Andrea Arnold’s long-awaited fifth feature is a remarkable and visceral assault on the senses.
Andrea Arnold’s films are never an easy ride. She has said that, “people have quite a physical experience with them”. A master of kitchen-sink realism, her uncompromising and exploratory style focuses on experiences of women in austere scenarios fighting for control over their lives. Engaging, painful and beautiful, her work tends to have a visceral after-effect, and such is the case with her first documentary, Cow – a self-professed labour of love.
The meat and dairy industry is a system that tears families apart, stripping maternity away from its most docile victims. It’s under these circumstances that single mother Luma sees her newborn taken away from her, merely a few hours after giving birth. The camera follows Luma from behind, gazing on as an umbilical cord sways back and forth while her cries grow increasingly louder.
Her pain is as ineffable as it is expressive, gauged through a series of looks and cries that appear to convey anguish. There is no commentary, no narration, and farm workers are (ever so briefly) shown in a neutral light, getting on with their jobs which involve various bodily intrusions, horn burnings, forced impregnations and milk extractions. The hyperspecific pop sound of Kali Uchis, Jorja Smith and Mabel reverberates from the farm radio speakers – a jarring soundtrack to the cows’ everyday existence within the cramped industrial space.

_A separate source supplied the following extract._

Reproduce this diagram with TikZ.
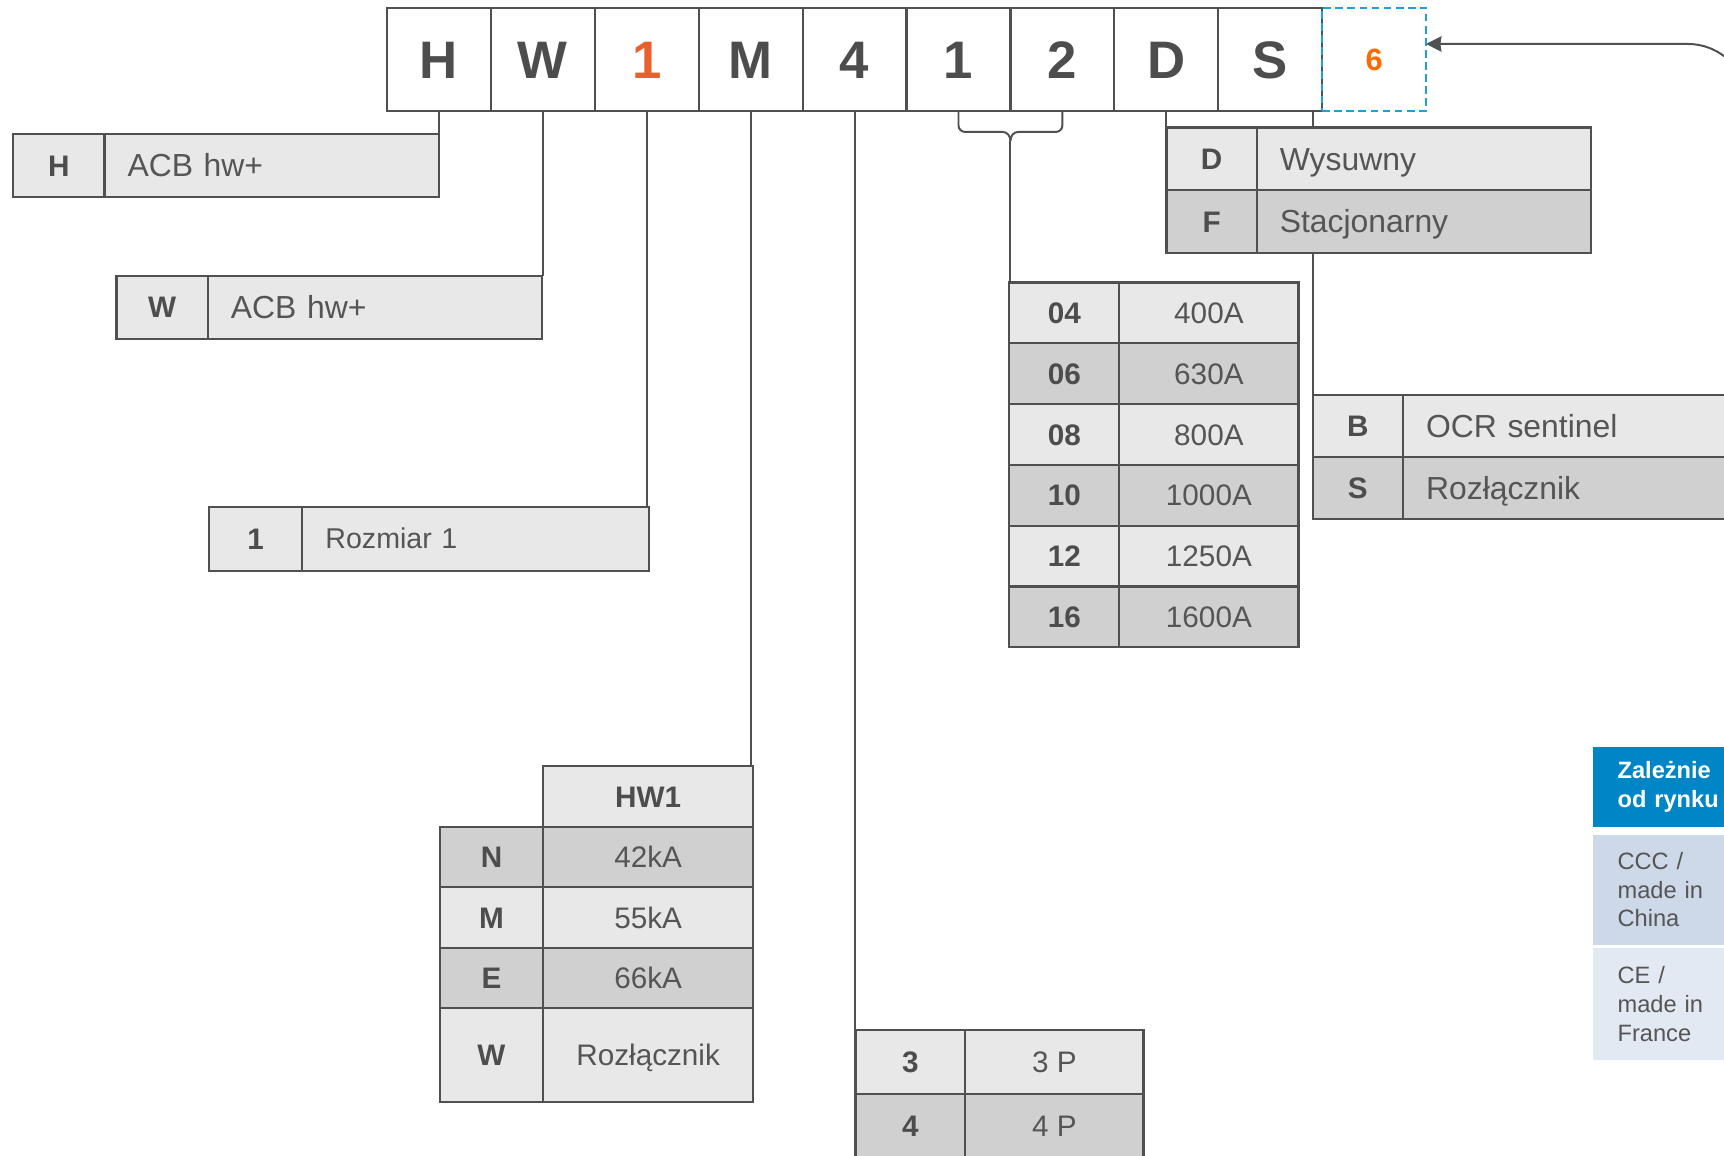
\documentclass[tikz,border=0pt]{standalone}
\usepackage{fontspec}
\setmainfont{Liberation Sans}
\usetikzlibrary{arrows.meta, positioning}
\definecolor{linegray}{HTML}{505050}
\definecolor{textgray}{HTML}{4D4D4D}
\definecolor{descgray}{HTML}{555555}
\definecolor{rowlight}{HTML}{E8E8E8}
\definecolor{rowdark}{HTML}{D0D0D0}
\definecolor{codeorange}{HTML}{E8602C}
\definecolor{markorange}{HTML}{FF6A00}
\definecolor{dashblue}{HTML}{1E9FD8}
\definecolor{marketblue}{HTML}{0086C6}
\definecolor{chinablue}{HTML}{CDD9E8}
\definecolor{franceblue}{HTML}{E3E9F2}
\tikzstyle{codecell} = [rectangle, draw=linegray, line width=2pt, minimum width=94.5pt, minimum height=94pt, inner sep=0pt, outer sep=0pt, text=textgray, text height=34.4pt, text depth=0pt, font=\fontsize{48}{48}\selectfont\bfseries]
\tikzstyle{extracell} = [codecell, draw=dashblue, line width=1.8pt, dash pattern=on 7pt off 4pt, text=markorange, text height=20pt, font=\fontsize{28}{28}\selectfont\bfseries]
\tikzstyle{cell} = [rectangle, draw=linegray, line width=2pt, inner sep=0pt, outer sep=0pt, minimum height=57pt, text height=19.3pt, text depth=0pt]
\tikzstyle{keycell} = [cell, text=textgray, font=\fontsize{27}{27}\selectfont\bfseries]
\tikzstyle{valcell} = [cell, text=descgray, font=\fontsize{27}{27}\selectfont]
\tikzstyle{desccell} = [cell, text=descgray, inner xsep=21pt, align=left, text height=20.8pt, font=\fontsize{29}{29}\selectfont]
\tikzstyle{lightrow} = [fill=rowlight]
\tikzstyle{darkrow} = [fill=rowdark]
\tikzstyle{panel} = [rectangle, anchor=north west, minimum width=160pt, inner xsep=22pt, inner ysep=0pt, text width=116pt, align=left, text=descgray, font=\fontsize{21.5}{26}\selectfont]
\tikzstyle{link} = [draw=linegray, line width=1.8pt]
\tikzstyle{arrow} = [link, -{Stealth[length=14pt, width=14pt, inset=1pt]}]

\begin{document}
\begin{tikzpicture}[x=1pt, y=-1pt, node distance=0pt]
\useasboundingbox (0,0) rectangle (1568,1051);

% order code
\node (brand) [codecell] at (399.25,54) {H};
\node (family) [codecell, right=of brand] {W};
\node (size) [codecell, right=of family, text=codeorange] {1};
\node (bcap) [codecell, right=of size] {M};
\node (poles) [codecell, right=of bcap] {4};
\node (amp1) [codecell, right=of poles] {1};
\node (amp2) [codecell, right=of amp1] {2};
\node (mount) [codecell, right=of amp2] {D};
\node (unit) [codecell, right=of mount] {S};
\node (mkt) [extracell, right=of unit] {6};

\node (brandkey) [keycell, lightrow, minimum width=83pt, anchor=north west] at (12,122) {H};
\node (branddesc) [desccell, lightrow, text width=262pt, right=of brandkey] {ACB hw+};

\node (famkey) [keycell, lightrow, minimum width=83pt, anchor=north west] at (106,251) {W};
\node (famdesc) [desccell, lightrow, text width=262pt, right=of famkey] {ACB hw+};

\node (sizekey) [keycell, lightrow, minimum width=85pt, minimum height=58pt, anchor=north west] at (190,461) {1};
\node (sizedesc) [desccell, lightrow, text width=273pt, minimum height=58pt, text height=18.6pt, font=\fontsize{26}{26}\selectfont, right=of sizekey] {Rozmiar 1};

% breaking capacity
\node (bchead) [keycell, lightrow, minimum width=191pt, minimum height=55pt, anchor=north west] at (494,697) {HW1};
\node (nkey) [keycell, darkrow, minimum width=94pt, minimum height=55pt, anchor=north west] at (400,752) {N};
\node (nval) [valcell, darkrow, minimum width=191pt, minimum height=55pt, right=of nkey] {42kA};
\node (mkey) [keycell, lightrow, minimum width=94pt, minimum height=55pt, below=of nkey] {M};
\node (mval) [valcell, lightrow, minimum width=191pt, minimum height=55pt, right=of mkey] {55kA};
\node (ekey) [keycell, darkrow, minimum width=94pt, minimum height=55pt, below=of mkey] {E};
\node (eval) [valcell, darkrow, minimum width=191pt, minimum height=55pt, right=of ekey] {66kA};
\node (wkey) [keycell, lightrow, minimum width=94pt, minimum height=85pt, below=of ekey] {W};
\node (wval) [valcell, lightrow, minimum width=191pt, minimum height=85pt, right=of wkey] {Rozłącznik};

\node (p3key) [keycell, lightrow, minimum width=100pt, minimum height=58pt, anchor=north west] at (778,937) {3};
\node (p3val) [valcell, lightrow, minimum width=162pt, minimum height=58pt, right=of p3key] {3 P};
\node (p4key) [keycell, darkrow, minimum width=100pt, minimum height=58pt, below=of p3key] {4};
\node (p4val) [valcell, darkrow, minimum width=162pt, minimum height=58pt, right=of p4key] {4 P};

% rated current
\node (a04key) [keycell, lightrow, minimum width=100pt, minimum height=55.3pt, anchor=north west] at (918,257) {04};
\node (a04val) [valcell, lightrow, minimum width=163pt, minimum height=55.3pt, right=of a04key] {400A};
\node (a06key) [keycell, darkrow, minimum width=100pt, minimum height=55.3pt, below=of a04key] {06};
\node (a06val) [valcell, darkrow, minimum width=163pt, minimum height=55.3pt, right=of a06key] {630A};
\node (a08key) [keycell, lightrow, minimum width=100pt, minimum height=55.3pt, below=of a06key] {08};
\node (a08val) [valcell, lightrow, minimum width=163pt, minimum height=55.3pt, right=of a08key] {800A};
\node (a10key) [keycell, darkrow, minimum width=100pt, minimum height=55.3pt, below=of a08key] {10};
\node (a10val) [valcell, darkrow, minimum width=163pt, minimum height=55.3pt, right=of a10key] {1000A};
\node (a12key) [keycell, lightrow, minimum width=100pt, minimum height=55.3pt, below=of a10key] {12};
\node (a12val) [valcell, lightrow, minimum width=163pt, minimum height=55.3pt, right=of a12key] {1250A};
\node (a16key) [keycell, darkrow, minimum width=100pt, minimum height=55.3pt, below=of a12key] {16};
\node (a16val) [valcell, darkrow, minimum width=163pt, minimum height=55.3pt, right=of a16key] {1600A};

\node (dkey) [keycell, lightrow, minimum width=82pt, anchor=north west] at (1061,116) {D};
\node (ddesc) [desccell, lightrow, text width=262pt, right=of dkey] {Wysuwny};
\node (fkey) [keycell, darkrow, minimum width=82pt, below=of dkey] {F};
\node (fdesc) [desccell, darkrow, text width=262pt, right=of fkey] {Stacjonarny};

\node (bkey) [keycell, lightrow, minimum width=82pt, minimum height=56.5pt, anchor=north west] at (1194,359) {B};
\node (bdesc) [desccell, lightrow, text width=288pt, minimum height=56.5pt, right=of bkey] {OCR sentinel};
\node (skey) [keycell, darkrow, minimum width=82pt, minimum height=56.5pt, below=of bkey] {S};
\node (sdesc) [desccell, darkrow, text width=288pt, minimum height=56.5pt, right=of skey] {Rozłącznik};

% market variants
\node (market) [panel, fill=marketblue, text=white, minimum height=73pt, font=\fontsize{21.5}{26}\selectfont\bfseries] at (1449,679) {Zależnie\\od rynku};
\node (china) [panel, fill=chinablue, minimum height=100pt] at (1449,759) {CCC /\\made in\\China};
\node (france) [panel, fill=franceblue, minimum height=102pt] at (1449,862) {CE /\\made in\\France};

\draw [link] (brand.south) -- (brand.south |- branddesc.north);
\draw [link] (family.south) -- (family.south |- famdesc.north);
\draw [link] (size.south) -- (size.south |- sizedesc.north);
\draw [link] (bcap.south) -- (bcap.south |- bchead.north);
\draw [link] (poles.south) -- (poles.south |- p3key.north);
% brace over the two rating digits
\path (amp1.south east) ++(0,27) coordinate (tip);
\draw [link] (amp1.south) -- ++(0,13) to[out=270,in=180] ++(6,6) -- ([xshift=-7pt, yshift=8pt]tip) to[out=0,in=90] (tip);
\draw [link] (amp2.south) -- ++(0,13) to[out=270,in=0] ++(-6,6) -- ([xshift=7pt, yshift=8pt]tip) to[out=180,in=90] (tip);
\draw [link] (tip) -- (tip |- a04key.north);
\draw [link] (mount.south) -- (mount.south |- dkey.north);
\draw [link] (bkey.north west |- unit.south) -- (bkey.north west |- ddesc.north);
\draw [link] (bkey.north west |- fdesc.south) -- (bkey.north west);

\coordinate (feed) at (1590,160);
\coordinate (bend) at (1590,40);
\draw [arrow, rounded corners=55pt] (feed) -- (bend) -- (bend -| mkt.east);
\end{tikzpicture}
\end{document}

Shot in Arnold’s characteristic handheld style, which evokes a sense of immediacy, we rest on Luma’s eye level and seldom break away from her perspective. The camera’s presence is neither invasive nor benign, while the jittery shakycam technique heightens a feeling of nausea and disorientation that sets in early on.
Time, space and mobility are signified by occasional shots of airplanes and birds flying in the sky, while the restricted and routine movements of the cows in the overcrowded milking parlour and cattle corral are caught in a state of inertia. Violated and abused for her milk, Luma is ultimately confined and tethered to a world to which she doesn’t belong.
Cow won’t be for everyone, but it’s by no means a film that tells you what to make of it. It’s a silent portrait of life in captivity that’s radical in its simplicity as it soberly invites viewers to reckon with the feelings of a sentient, non-human other. Its observational mode keeps it from being didactic or manipulative in any way, and it adopts an intimacy that evokes the deepest empathy. Luma’s pain is never spectacle.
Of course, the politics of Arnold’s films are never explored conventionally or explicitly. They lie in her sensory techniques, the murky counter-narratives and affective capacities of her marginalised subjects. It’s not news to anyone that cows are commodities abused for profit, and you know from the get-go how Luma’s story ends, but that doesn’t make the ending any less impactful, and that feeling stays with you for a while.